Task directions: Reproduce word for word the lines from the beginning of the entries to the line with "from bokeh.transform import dodge", both included, but none of the pictures.
#### Information supplied ####
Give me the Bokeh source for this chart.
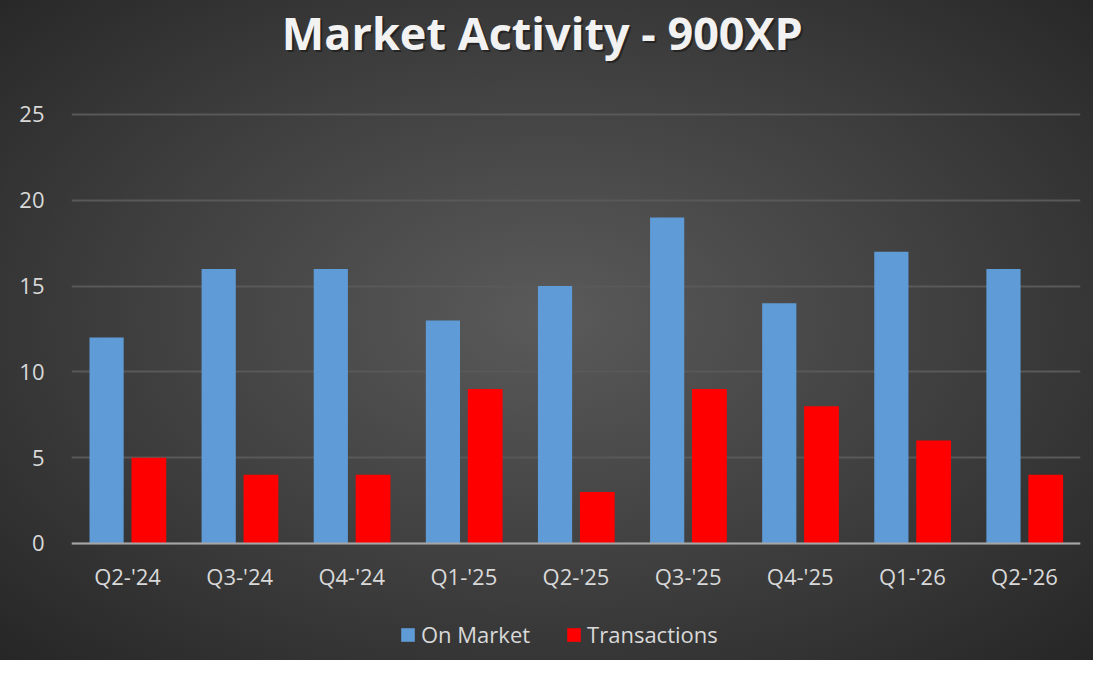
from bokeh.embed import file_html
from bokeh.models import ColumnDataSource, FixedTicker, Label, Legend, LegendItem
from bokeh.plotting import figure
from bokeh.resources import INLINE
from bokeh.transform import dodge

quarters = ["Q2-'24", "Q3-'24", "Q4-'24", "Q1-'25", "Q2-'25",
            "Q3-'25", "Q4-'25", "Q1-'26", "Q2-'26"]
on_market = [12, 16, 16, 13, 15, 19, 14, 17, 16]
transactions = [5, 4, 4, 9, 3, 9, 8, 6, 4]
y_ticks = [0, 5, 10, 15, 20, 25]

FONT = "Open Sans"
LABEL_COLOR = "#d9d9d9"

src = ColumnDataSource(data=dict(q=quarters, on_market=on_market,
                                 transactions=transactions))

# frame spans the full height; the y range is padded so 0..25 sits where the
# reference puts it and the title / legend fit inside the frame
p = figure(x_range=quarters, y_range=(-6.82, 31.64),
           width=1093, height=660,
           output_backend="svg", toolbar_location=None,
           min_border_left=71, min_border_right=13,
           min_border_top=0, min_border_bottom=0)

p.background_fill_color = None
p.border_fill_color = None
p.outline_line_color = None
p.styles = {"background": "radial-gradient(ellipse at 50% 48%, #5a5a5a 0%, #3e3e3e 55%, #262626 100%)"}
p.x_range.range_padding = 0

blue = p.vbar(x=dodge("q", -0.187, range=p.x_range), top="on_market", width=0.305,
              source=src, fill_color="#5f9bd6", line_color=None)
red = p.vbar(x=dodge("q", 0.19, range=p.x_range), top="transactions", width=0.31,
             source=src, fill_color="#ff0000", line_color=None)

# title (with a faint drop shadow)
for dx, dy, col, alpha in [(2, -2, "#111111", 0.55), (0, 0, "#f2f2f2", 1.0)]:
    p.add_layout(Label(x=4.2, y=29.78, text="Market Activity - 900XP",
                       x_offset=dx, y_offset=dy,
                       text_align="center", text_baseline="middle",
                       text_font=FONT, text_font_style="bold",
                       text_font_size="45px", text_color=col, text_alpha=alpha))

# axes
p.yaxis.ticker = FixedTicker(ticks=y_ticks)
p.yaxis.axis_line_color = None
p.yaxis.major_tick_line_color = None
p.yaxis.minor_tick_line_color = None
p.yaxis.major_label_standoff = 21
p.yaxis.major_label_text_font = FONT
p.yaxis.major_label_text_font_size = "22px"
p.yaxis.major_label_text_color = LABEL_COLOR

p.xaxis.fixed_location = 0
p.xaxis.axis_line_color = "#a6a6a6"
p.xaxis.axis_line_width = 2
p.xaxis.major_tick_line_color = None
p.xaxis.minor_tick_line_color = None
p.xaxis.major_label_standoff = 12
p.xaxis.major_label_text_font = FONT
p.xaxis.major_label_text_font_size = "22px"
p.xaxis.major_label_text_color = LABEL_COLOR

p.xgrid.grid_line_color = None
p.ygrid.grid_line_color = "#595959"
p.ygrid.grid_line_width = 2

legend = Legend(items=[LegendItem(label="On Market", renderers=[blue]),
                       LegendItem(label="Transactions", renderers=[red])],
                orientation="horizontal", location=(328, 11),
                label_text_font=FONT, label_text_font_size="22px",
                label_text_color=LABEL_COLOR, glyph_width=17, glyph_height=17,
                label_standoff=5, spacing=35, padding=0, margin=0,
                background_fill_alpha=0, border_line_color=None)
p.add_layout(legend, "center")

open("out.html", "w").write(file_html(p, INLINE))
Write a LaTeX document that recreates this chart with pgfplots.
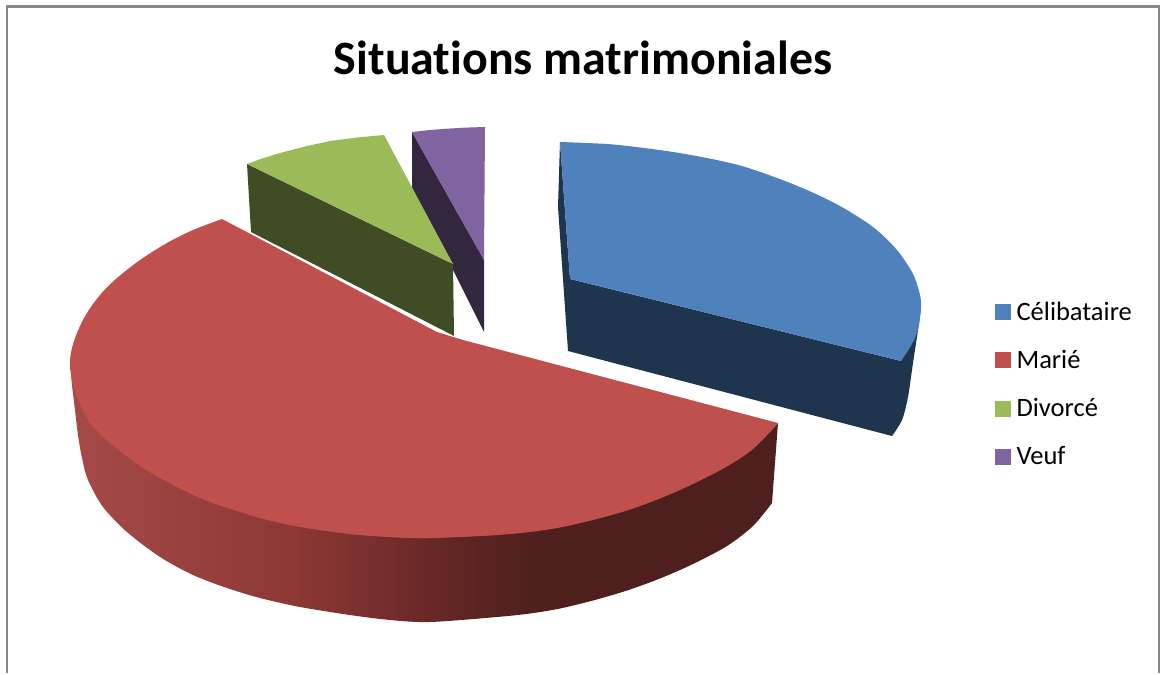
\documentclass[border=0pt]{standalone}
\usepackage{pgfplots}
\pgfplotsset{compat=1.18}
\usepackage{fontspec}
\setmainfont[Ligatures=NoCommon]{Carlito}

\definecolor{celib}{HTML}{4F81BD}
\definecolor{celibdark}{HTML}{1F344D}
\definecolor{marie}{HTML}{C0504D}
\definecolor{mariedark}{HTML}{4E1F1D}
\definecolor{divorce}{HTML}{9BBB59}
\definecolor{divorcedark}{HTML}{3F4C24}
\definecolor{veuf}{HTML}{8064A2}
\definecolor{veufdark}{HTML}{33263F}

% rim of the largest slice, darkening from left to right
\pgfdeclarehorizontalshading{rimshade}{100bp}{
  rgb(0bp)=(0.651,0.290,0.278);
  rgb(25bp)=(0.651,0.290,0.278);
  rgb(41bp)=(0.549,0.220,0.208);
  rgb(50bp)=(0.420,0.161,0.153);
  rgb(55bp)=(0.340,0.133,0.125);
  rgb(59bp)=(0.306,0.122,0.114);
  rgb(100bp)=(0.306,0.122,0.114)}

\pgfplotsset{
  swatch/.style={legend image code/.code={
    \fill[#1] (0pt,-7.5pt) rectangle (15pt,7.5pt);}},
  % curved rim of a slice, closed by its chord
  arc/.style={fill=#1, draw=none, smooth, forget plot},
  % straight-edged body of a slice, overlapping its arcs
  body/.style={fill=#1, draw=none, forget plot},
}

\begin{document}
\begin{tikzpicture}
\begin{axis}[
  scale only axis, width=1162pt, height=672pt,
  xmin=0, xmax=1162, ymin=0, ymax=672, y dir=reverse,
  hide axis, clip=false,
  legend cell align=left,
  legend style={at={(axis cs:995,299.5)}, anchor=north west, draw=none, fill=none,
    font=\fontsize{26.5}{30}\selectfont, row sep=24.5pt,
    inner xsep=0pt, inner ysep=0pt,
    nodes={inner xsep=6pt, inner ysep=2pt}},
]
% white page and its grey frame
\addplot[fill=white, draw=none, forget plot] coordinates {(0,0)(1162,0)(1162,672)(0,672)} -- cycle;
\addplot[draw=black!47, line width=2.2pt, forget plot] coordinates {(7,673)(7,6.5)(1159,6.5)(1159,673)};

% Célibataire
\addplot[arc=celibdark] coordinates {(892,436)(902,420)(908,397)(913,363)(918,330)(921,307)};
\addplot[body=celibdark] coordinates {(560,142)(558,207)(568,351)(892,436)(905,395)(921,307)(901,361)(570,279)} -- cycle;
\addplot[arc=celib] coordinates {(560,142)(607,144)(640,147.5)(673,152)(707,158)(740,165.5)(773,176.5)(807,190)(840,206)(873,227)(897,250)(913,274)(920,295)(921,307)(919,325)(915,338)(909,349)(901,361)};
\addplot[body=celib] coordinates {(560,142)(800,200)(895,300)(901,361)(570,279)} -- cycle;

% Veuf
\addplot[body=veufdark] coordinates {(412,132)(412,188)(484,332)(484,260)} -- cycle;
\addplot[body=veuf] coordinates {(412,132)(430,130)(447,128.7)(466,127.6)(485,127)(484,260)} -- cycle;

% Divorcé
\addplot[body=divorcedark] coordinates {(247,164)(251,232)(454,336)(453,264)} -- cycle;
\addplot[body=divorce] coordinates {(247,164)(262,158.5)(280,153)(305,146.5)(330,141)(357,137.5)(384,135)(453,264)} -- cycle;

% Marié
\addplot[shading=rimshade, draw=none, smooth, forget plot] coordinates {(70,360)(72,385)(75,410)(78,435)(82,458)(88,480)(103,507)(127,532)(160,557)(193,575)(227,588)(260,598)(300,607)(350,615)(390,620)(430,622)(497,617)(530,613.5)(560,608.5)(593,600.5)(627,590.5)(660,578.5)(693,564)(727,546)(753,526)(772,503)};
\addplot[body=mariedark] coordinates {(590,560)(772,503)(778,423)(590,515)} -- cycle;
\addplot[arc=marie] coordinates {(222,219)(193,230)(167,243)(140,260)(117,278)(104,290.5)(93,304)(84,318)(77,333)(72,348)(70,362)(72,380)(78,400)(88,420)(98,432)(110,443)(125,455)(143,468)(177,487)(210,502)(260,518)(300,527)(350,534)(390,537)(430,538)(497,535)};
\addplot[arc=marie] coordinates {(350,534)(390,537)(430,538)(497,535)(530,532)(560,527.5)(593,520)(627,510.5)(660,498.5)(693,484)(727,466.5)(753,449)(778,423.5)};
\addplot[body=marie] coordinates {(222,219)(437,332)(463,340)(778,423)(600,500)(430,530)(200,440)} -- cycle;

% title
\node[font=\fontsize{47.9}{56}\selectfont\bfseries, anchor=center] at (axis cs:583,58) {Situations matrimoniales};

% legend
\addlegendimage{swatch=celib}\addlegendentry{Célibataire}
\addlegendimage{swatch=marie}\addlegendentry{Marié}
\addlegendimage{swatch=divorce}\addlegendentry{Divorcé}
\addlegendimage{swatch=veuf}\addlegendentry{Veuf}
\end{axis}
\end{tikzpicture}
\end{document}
####
Written response:
Give me the Bokeh source for this chart.
from bokeh.embed import file_html
from bokeh.models import ColumnDataSource, FixedTicker, Label, Legend, LegendItem
from bokeh.plotting import figure
from bokeh.resources import INLINE
from bokeh.transform import dodge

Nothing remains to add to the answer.